◆ Goal of the exercise
Copy every line from the material below that holds "this".

◆ Dataset content
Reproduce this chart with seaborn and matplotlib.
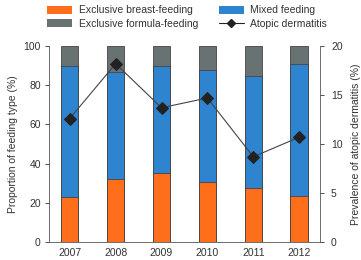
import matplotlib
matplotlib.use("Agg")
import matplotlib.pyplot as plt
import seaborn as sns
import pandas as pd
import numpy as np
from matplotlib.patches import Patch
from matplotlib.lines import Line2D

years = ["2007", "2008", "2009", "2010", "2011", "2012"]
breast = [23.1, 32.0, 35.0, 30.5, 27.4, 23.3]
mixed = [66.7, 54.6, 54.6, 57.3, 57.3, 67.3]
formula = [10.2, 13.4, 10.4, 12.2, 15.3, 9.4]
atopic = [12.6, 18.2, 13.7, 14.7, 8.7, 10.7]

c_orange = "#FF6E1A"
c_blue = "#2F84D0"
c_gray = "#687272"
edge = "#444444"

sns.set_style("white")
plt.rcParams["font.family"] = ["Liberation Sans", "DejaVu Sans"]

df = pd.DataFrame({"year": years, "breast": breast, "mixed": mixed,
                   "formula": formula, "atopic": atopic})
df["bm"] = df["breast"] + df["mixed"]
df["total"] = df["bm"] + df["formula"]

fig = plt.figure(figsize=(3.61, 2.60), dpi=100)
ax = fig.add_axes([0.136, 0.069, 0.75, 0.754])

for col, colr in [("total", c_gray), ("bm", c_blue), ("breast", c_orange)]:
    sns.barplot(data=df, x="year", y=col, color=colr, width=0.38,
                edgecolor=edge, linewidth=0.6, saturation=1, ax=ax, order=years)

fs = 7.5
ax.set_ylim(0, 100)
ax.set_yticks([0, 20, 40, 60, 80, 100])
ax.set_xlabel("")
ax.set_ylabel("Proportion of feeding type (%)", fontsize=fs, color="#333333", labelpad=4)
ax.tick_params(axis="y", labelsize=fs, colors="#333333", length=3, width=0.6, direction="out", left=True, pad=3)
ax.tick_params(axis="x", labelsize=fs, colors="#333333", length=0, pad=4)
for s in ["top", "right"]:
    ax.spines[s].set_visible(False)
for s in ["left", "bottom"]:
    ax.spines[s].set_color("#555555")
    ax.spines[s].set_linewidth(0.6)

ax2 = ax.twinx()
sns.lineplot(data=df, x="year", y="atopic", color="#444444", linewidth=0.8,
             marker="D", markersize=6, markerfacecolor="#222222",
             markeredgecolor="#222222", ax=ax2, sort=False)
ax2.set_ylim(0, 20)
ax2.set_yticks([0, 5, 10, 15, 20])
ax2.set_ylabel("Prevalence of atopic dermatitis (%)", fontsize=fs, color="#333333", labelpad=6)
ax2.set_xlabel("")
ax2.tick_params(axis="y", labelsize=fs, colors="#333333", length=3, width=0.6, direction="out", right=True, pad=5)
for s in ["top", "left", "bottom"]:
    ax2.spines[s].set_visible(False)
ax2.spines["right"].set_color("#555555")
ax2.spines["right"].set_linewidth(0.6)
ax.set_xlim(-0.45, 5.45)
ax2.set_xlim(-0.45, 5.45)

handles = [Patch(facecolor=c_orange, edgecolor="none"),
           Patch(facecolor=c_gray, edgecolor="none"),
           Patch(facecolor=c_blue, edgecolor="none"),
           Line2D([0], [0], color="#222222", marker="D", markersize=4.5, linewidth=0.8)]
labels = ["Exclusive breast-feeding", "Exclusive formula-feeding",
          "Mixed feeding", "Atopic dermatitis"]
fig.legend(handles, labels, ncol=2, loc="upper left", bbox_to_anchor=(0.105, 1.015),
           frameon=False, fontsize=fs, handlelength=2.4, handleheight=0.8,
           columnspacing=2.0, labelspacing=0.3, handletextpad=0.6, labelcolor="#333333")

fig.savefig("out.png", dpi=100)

* * *

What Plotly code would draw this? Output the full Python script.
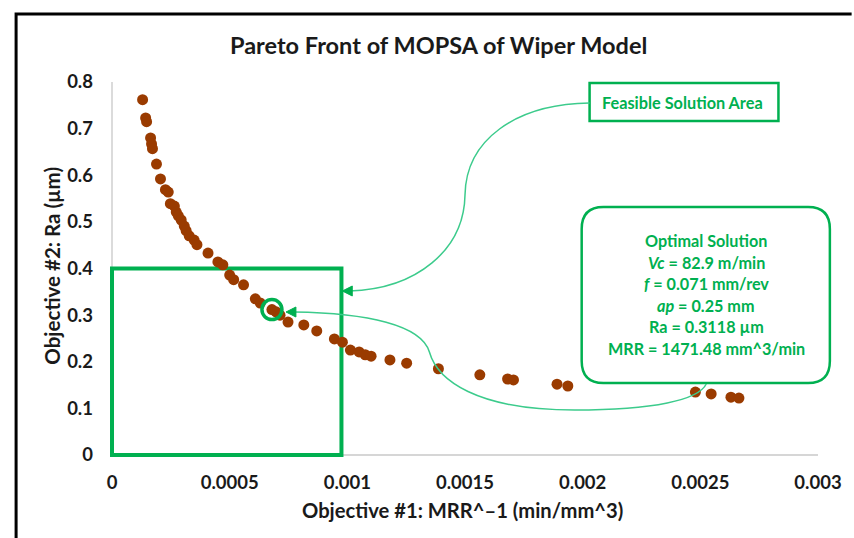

◆ Task response
Reproduce this chart with seaborn and matplotlib.
What Plotly code would draw this? Output the full Python script.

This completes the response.